-- Start of Extracted information --
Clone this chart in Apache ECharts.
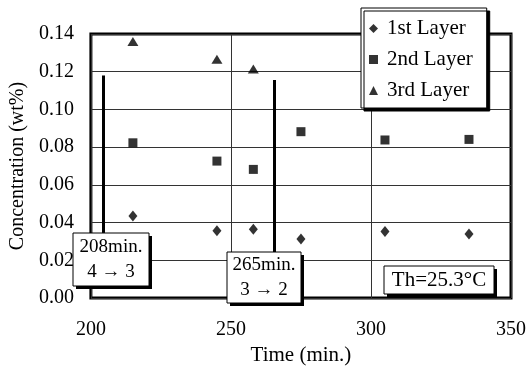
<!DOCTYPE html>
<html>
<head>
<meta charset="utf-8">
<script src="https://cdn.jsdelivr.net/npm/echarts@6/dist/echarts.min.js"></script>
<style>
html,body{margin:0;padding:0;background:#fff;}
#c{width:529px;height:371px;}
</style>
</head>
<body>
<div id="c"></div>
<script>
// ---- data ----
const times = [215, 245, 258, 275, 305, 335];
const layer1 = [0.0435, 0.0357, 0.0364, 0.0313, 0.0352, 0.0339];
const layer2 = [0.0823, 0.0726, 0.0682, 0.0882, 0.0838, 0.0841];
const layer3Times = [215, 245, 258];
const layer3 = [0.1360, 0.1266, 0.1214];
const seriesNames = ['1st Layer', '2nd Layer', '3rd Layer'];
const eventTimes = [204.5, 265.5];
const eventTops = [0.118, 0.1156];
const eventBottoms = [0.0345, 0.0244];   // where each line meets its label box
const eventLabels = [['208min.', '4 \u2192 3'], ['265min.', '3 \u2192 2']];
const xTicks = [200, 250, 300, 350];
const yTicks = [0, 0.02, 0.04, 0.06, 0.08, 0.10, 0.12, 0.14];
const noteText = 'Th=25.3\u00B0C';

const FONT = '"Liberation Serif", "Times New Roman", serif';
const chart = echarts.init(document.getElementById('c'), null, {renderer: 'canvas'});

function pairs(xs, ys) { return xs.map((x, i) => [x, ys[i]]); }

function boxEls(x, y, w, h, lines, lh, fs) {
  const els = [
    {type: 'rect', z: 100, shape: {x: x + 3, y: y + 3, width: w, height: h}, style: {fill: '#000'}},
    {type: 'rect', z: 101, shape: {x: x, y: y, width: w, height: h}, style: {fill: '#ffffff', stroke: '#000', lineWidth: 1}}
  ];
  lines.forEach((t, i) => {
    els.push({type: 'text', z: 102, x: x + w / 2, y: y + lh * (i + 0.5) + (h - lh * lines.length) / 2,
      style: {text: t, font: fs + 'px ' + FONT, fill: '#000', textAlign: 'center', textVerticalAlign: 'middle'}});
  });
  return els;
}

const option = {
  animation: false,
  backgroundColor: '#fff',
  textStyle: {fontFamily: FONT},
  grid: {left: 88, right: 17, top: 34, bottom: 73, show: true, borderColor: '#000', borderWidth: 3, backgroundColor: 'transparent'},
  legend: {
    orient: 'vertical', left: 361, top: 8,
    data: seriesNames,
    backgroundColor: '#fff', borderColor: '#000', borderWidth: 1,
    shadowColor: '#000', shadowBlur: 0, shadowOffsetX: 3, shadowOffsetY: 3,
    padding: [10, 14, 7, 8], itemGap: 10, itemWidth: 9, itemHeight: 9,
    textStyle: {fontFamily: FONT, fontSize: 21, color: '#000', padding: [0, 0, 0, 4]}
  },
  xAxis: {
    type: 'value', min: xTicks[0], max: xTicks[xTicks.length - 1], interval: 50,
    name: 'Time (min.)', nameLocation: 'middle', nameGap: 44,
    nameTextStyle: {fontFamily: FONT, fontSize: 21, color: '#000'},
    axisLine: {show: false}, axisTick: {show: false},
    axisLabel: {margin: 22, fontFamily: FONT, fontSize: 20, color: '#000'},
    splitLine: {show: true, lineStyle: {color: '#333', width: 1}}
  },
  yAxis: {
    type: 'value', min: yTicks[0], max: yTicks[yTicks.length - 1], interval: 0.02,
    name: 'Concentration (wt%)', nameLocation: 'middle', nameGap: 59, nameRotate: 90,
    nameTextStyle: {fontFamily: FONT, fontSize: 20, color: '#000'},
    axisLine: {show: false}, axisTick: {show: false},
    axisLabel: {margin: 17, fontFamily: FONT, fontSize: 20, color: '#000', formatter: v => v.toFixed(2)},
    splitLine: {show: true, lineStyle: {color: '#333', width: 1}}
  },
  series: [
    {name: seriesNames[0], type: 'scatter', symbol: 'diamond', symbolSize: [9, 11], itemStyle: {color: '#000'},
      data: pairs(times, layer1), z: 5,
      markLine: {
        silent: true, symbol: 'none', animation: false,
        lineStyle: {color: '#000', width: 3, type: 'solid'},
        label: {show: false},
        data: eventTimes.map((t, i) => [{coord: [t, eventTops[i]]}, {coord: [t, eventBottoms[i]]}])
      }},
    {name: seriesNames[1], type: 'scatter', symbol: 'rect', symbolSize: 9, itemStyle: {color: '#000'},
      data: pairs(times, layer2), z: 5},
    {name: seriesNames[2], type: 'scatter', symbol: 'triangle', symbolSize: [11, 9], itemStyle: {color: '#000'},
      data: pairs(layer3Times, layer3), z: 5}
  ],
  graphic: {
    elements: [].concat(
      boxEls(73, 233, 76, 53, eventLabels[0], 25, 19),
      boxEls(227, 252, 74, 51, eventLabels[1], 25, 19),
      boxEls(384, 266, 110, 28, [noteText], 26, 21)
    )
  }
};
chart.setOption(option);
</script>
</body>
</html>
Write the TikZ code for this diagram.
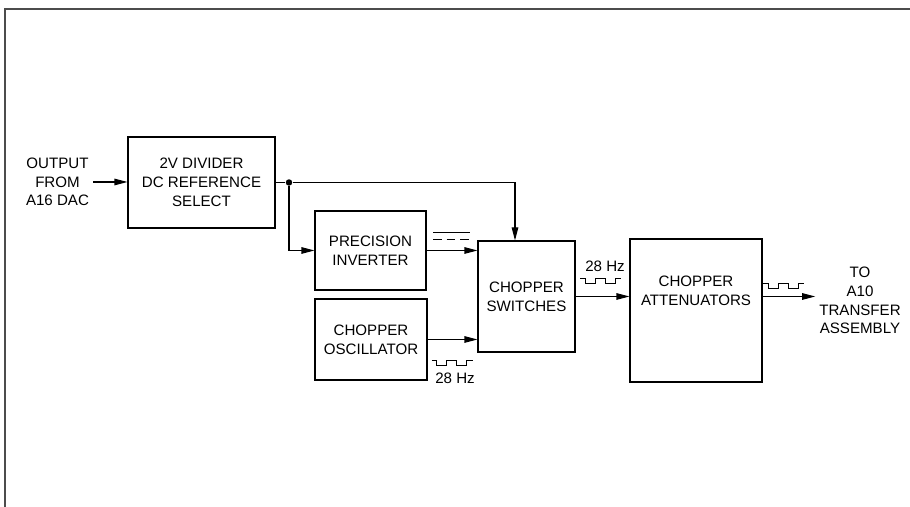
-- End of Extracted information --
_Directive_:
Copy all of the entries verbatim, leaving out any pictures they contain.

_Task solution_:
Clone this chart in Apache ECharts.
<!DOCTYPE html>
<html>
<head>
<meta charset="utf-8">
<script src="https://cdn.jsdelivr.net/npm/echarts@6/dist/echarts.min.js"></script>
<style>
html,body{margin:0;padding:0;background:#fff;}
#c{width:529px;height:371px;}
</style>
</head>
<body>
<div id="c"></div>
<script>
// ---- data ----
const times = [215, 245, 258, 275, 305, 335];
const layer1 = [0.0435, 0.0357, 0.0364, 0.0313, 0.0352, 0.0339];
const layer2 = [0.0823, 0.0726, 0.0682, 0.0882, 0.0838, 0.0841];
const layer3Times = [215, 245, 258];
const layer3 = [0.1360, 0.1266, 0.1214];
const seriesNames = ['1st Layer', '2nd Layer', '3rd Layer'];
const eventTimes = [204.5, 265.5];
const eventTops = [0.118, 0.1156];
const eventBottoms = [0.0345, 0.0244];   // where each line meets its label box
const eventLabels = [['208min.', '4 \u2192 3'], ['265min.', '3 \u2192 2']];
const xTicks = [200, 250, 300, 350];
const yTicks = [0, 0.02, 0.04, 0.06, 0.08, 0.10, 0.12, 0.14];
const noteText = 'Th=25.3\u00B0C';

const FONT = '"Liberation Serif", "Times New Roman", serif';
const chart = echarts.init(document.getElementById('c'), null, {renderer: 'canvas'});

function pairs(xs, ys) { return xs.map((x, i) => [x, ys[i]]); }

function boxEls(x, y, w, h, lines, lh, fs) {
  const els = [
    {type: 'rect', z: 100, shape: {x: x + 3, y: y + 3, width: w, height: h}, style: {fill: '#000'}},
    {type: 'rect', z: 101, shape: {x: x, y: y, width: w, height: h}, style: {fill: '#ffffff', stroke: '#000', lineWidth: 1}}
  ];
  lines.forEach((t, i) => {
    els.push({type: 'text', z: 102, x: x + w / 2, y: y + lh * (i + 0.5) + (h - lh * lines.length) / 2,
      style: {text: t, font: fs + 'px ' + FONT, fill: '#000', textAlign: 'center', textVerticalAlign: 'middle'}});
  });
  return els;
}

const option = {
  animation: false,
  backgroundColor: '#fff',
  textStyle: {fontFamily: FONT},
  grid: {left: 88, right: 17, top: 34, bottom: 73, show: true, borderColor: '#000', borderWidth: 3, backgroundColor: 'transparent'},
  legend: {
    orient: 'vertical', left: 361, top: 8,
    data: seriesNames,
    backgroundColor: '#fff', borderColor: '#000', borderWidth: 1,
    shadowColor: '#000', shadowBlur: 0, shadowOffsetX: 3, shadowOffsetY: 3,
    padding: [10, 14, 7, 8], itemGap: 10, itemWidth: 9, itemHeight: 9,
    textStyle: {fontFamily: FONT, fontSize: 21, color: '#000', padding: [0, 0, 0, 4]}
  },
  xAxis: {
    type: 'value', min: xTicks[0], max: xTicks[xTicks.length - 1], interval: 50,
    name: 'Time (min.)', nameLocation: 'middle', nameGap: 44,
    nameTextStyle: {fontFamily: FONT, fontSize: 21, color: '#000'},
    axisLine: {show: false}, axisTick: {show: false},
    axisLabel: {margin: 22, fontFamily: FONT, fontSize: 20, color: '#000'},
    splitLine: {show: true, lineStyle: {color: '#333', width: 1}}
  },
  yAxis: {
    type: 'value', min: yTicks[0], max: yTicks[yTicks.length - 1], interval: 0.02,
    name: 'Concentration (wt%)', nameLocation: 'middle', nameGap: 59, nameRotate: 90,
    nameTextStyle: {fontFamily: FONT, fontSize: 20, color: '#000'},
    axisLine: {show: false}, axisTick: {show: false},
    axisLabel: {margin: 17, fontFamily: FONT, fontSize: 20, color: '#000', formatter: v => v.toFixed(2)},
    splitLine: {show: true, lineStyle: {color: '#333', width: 1}}
  },
  series: [
    {name: seriesNames[0], type: 'scatter', symbol: 'diamond', symbolSize: [9, 11], itemStyle: {color: '#000'},
      data: pairs(times, layer1), z: 5,
      markLine: {
        silent: true, symbol: 'none', animation: false,
        lineStyle: {color: '#000', width: 3, type: 'solid'},
        label: {show: false},
        data: eventTimes.map((t, i) => [{coord: [t, eventTops[i]]}, {coord: [t, eventBottoms[i]]}])
      }},
    {name: seriesNames[1], type: 'scatter', symbol: 'rect', symbolSize: 9, itemStyle: {color: '#000'},
      data: pairs(times, layer2), z: 5},
    {name: seriesNames[2], type: 'scatter', symbol: 'triangle', symbolSize: [11, 9], itemStyle: {color: '#000'},
      data: pairs(layer3Times, layer3), z: 5}
  ],
  graphic: {
    elements: [].concat(
      boxEls(73, 233, 76, 53, eventLabels[0], 25, 19),
      boxEls(227, 252, 74, 51, eventLabels[1], 25, 19),
      boxEls(384, 266, 110, 28, [noteText], 26, 21)
    )
  }
};
chart.setOption(option);
</script>
</body>
</html>
Write the TikZ code for this diagram.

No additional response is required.